Task goal:
Give the count of lines in the data that include "Output", with no other words.

Entries:
******************************

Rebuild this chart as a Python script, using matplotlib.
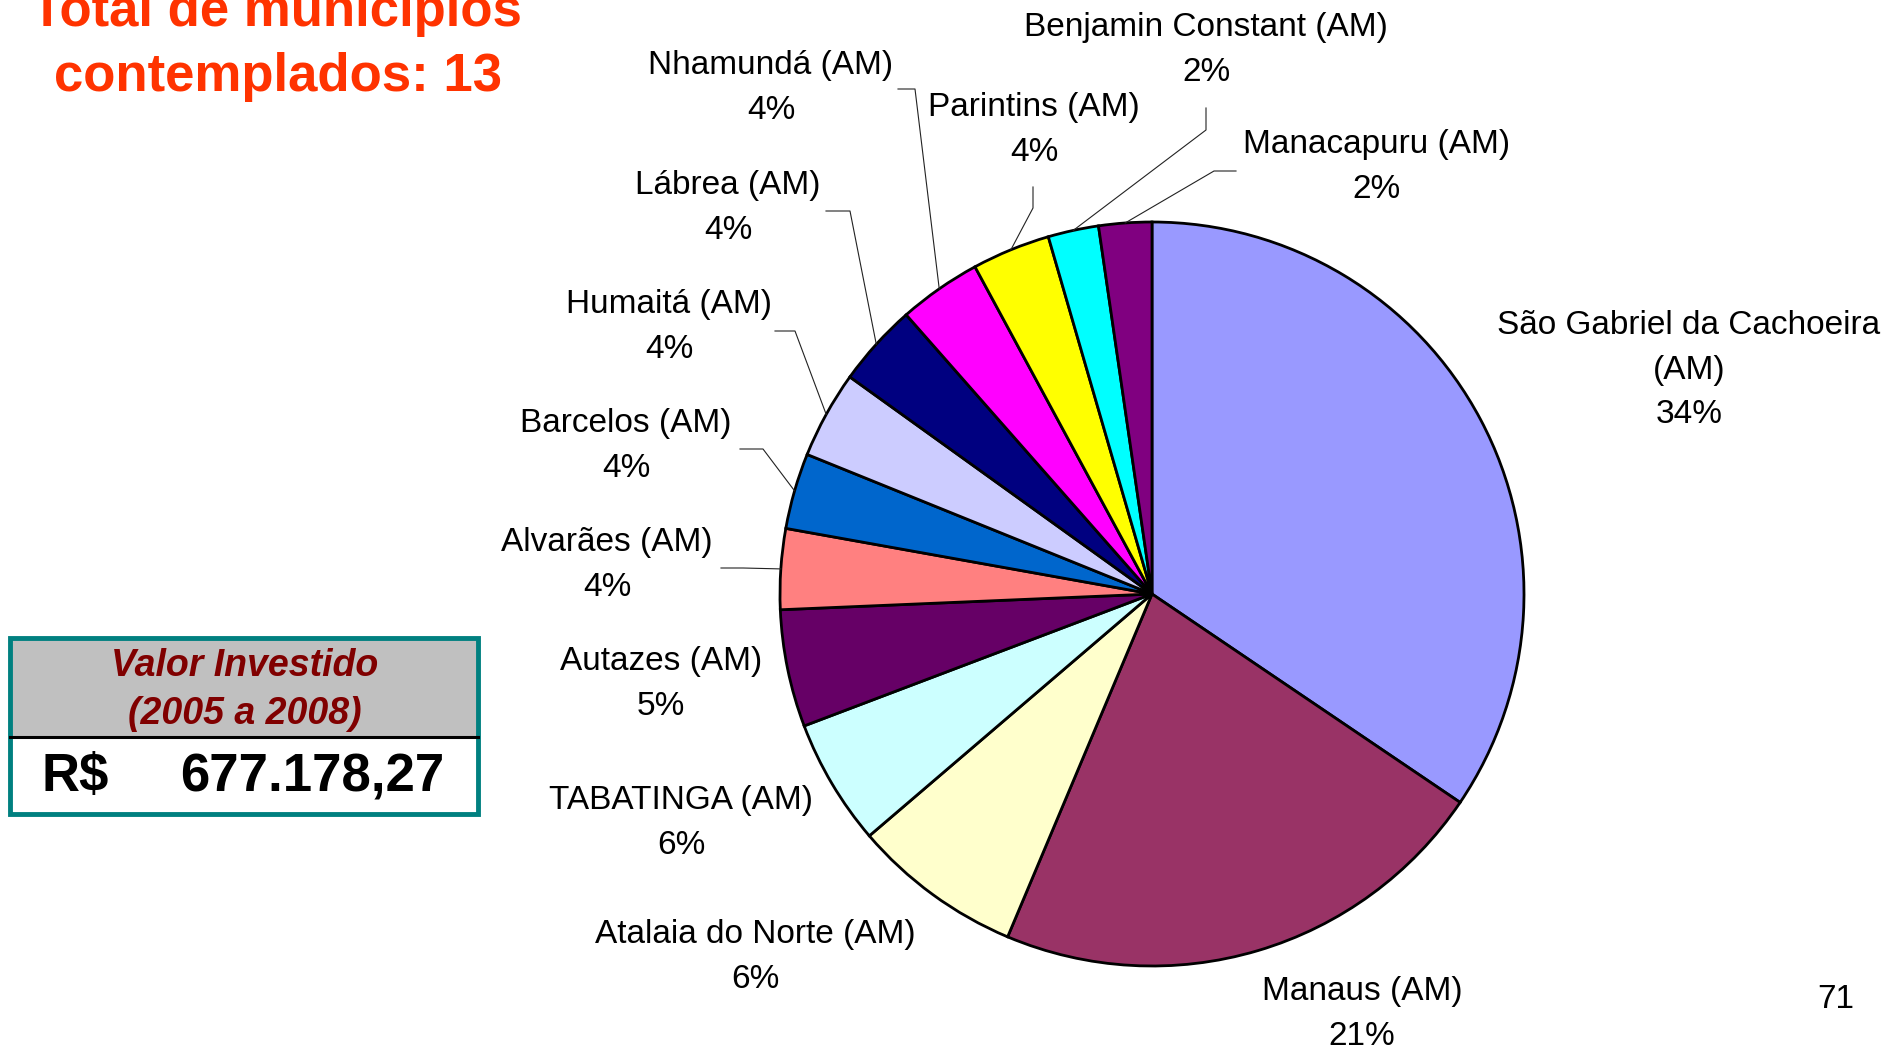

******************************

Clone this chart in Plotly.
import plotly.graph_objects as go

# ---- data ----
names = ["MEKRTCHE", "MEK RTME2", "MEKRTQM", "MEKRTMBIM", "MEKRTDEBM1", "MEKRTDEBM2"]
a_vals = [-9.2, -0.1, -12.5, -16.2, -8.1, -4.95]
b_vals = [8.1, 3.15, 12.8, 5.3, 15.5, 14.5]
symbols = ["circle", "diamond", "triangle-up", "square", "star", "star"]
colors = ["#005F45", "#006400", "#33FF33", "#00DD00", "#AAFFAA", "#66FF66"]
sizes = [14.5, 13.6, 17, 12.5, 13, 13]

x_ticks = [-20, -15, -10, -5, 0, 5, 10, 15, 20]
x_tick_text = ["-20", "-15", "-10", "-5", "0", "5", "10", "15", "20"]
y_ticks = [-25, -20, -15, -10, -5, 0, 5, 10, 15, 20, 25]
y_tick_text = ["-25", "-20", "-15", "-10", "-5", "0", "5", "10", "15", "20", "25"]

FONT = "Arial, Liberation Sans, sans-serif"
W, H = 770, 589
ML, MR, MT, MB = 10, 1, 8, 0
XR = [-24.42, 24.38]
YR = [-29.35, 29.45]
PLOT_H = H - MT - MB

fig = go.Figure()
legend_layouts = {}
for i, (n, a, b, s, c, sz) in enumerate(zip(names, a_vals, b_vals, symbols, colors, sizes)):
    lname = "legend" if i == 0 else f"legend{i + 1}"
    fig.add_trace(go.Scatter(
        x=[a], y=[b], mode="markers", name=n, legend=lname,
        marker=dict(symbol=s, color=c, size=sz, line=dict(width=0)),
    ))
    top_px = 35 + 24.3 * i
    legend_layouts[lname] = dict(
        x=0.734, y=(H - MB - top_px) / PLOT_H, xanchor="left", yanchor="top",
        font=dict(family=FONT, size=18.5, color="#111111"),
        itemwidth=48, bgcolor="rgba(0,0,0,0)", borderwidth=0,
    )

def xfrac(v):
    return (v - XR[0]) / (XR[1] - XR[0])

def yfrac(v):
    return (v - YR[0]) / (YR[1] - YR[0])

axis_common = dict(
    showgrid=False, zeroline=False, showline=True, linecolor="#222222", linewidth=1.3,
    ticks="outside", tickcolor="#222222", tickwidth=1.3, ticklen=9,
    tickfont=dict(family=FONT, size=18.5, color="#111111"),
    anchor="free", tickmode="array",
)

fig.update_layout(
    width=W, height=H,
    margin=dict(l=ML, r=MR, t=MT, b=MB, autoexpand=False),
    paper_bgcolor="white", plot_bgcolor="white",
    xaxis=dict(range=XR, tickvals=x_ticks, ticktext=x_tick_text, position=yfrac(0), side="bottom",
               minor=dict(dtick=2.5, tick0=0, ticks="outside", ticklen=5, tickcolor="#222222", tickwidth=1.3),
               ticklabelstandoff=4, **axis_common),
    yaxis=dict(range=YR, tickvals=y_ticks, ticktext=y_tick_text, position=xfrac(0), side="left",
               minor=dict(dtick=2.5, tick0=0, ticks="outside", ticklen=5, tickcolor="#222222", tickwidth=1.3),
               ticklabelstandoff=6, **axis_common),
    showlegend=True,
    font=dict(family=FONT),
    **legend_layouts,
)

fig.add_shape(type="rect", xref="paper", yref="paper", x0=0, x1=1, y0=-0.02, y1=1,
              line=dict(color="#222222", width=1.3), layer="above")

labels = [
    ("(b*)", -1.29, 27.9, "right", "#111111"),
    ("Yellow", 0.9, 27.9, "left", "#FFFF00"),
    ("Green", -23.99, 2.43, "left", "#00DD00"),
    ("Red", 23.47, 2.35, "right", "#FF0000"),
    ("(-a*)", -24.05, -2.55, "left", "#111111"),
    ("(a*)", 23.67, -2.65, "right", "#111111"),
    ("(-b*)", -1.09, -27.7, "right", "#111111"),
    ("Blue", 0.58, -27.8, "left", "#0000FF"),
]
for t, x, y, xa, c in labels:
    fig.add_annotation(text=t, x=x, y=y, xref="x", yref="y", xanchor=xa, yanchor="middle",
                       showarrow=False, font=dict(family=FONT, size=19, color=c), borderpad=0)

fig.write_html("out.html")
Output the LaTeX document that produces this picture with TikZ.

******************************

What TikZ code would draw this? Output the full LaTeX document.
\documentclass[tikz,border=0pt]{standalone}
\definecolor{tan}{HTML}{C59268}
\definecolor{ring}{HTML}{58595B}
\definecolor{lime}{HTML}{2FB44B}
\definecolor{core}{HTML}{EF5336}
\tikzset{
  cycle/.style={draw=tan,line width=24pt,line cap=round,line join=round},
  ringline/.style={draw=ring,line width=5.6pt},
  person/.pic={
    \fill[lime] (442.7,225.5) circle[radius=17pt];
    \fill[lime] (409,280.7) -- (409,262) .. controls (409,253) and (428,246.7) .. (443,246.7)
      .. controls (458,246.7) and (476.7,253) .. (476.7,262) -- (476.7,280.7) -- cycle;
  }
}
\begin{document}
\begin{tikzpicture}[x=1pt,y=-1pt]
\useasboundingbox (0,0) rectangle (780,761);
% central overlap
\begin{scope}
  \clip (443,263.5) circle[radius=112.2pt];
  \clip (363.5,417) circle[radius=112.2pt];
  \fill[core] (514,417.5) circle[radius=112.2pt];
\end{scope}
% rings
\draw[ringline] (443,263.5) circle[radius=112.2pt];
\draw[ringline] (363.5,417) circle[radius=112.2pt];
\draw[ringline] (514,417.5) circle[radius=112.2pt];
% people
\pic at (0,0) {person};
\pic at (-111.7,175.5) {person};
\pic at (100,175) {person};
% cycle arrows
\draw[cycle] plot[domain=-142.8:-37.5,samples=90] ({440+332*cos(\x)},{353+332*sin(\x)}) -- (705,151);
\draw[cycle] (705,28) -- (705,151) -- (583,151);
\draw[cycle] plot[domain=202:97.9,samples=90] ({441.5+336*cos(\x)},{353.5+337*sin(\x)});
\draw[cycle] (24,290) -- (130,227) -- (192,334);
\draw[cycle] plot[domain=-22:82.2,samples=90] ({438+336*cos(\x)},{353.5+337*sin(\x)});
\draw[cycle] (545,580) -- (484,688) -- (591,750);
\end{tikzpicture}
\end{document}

******************************

Expected answer:
2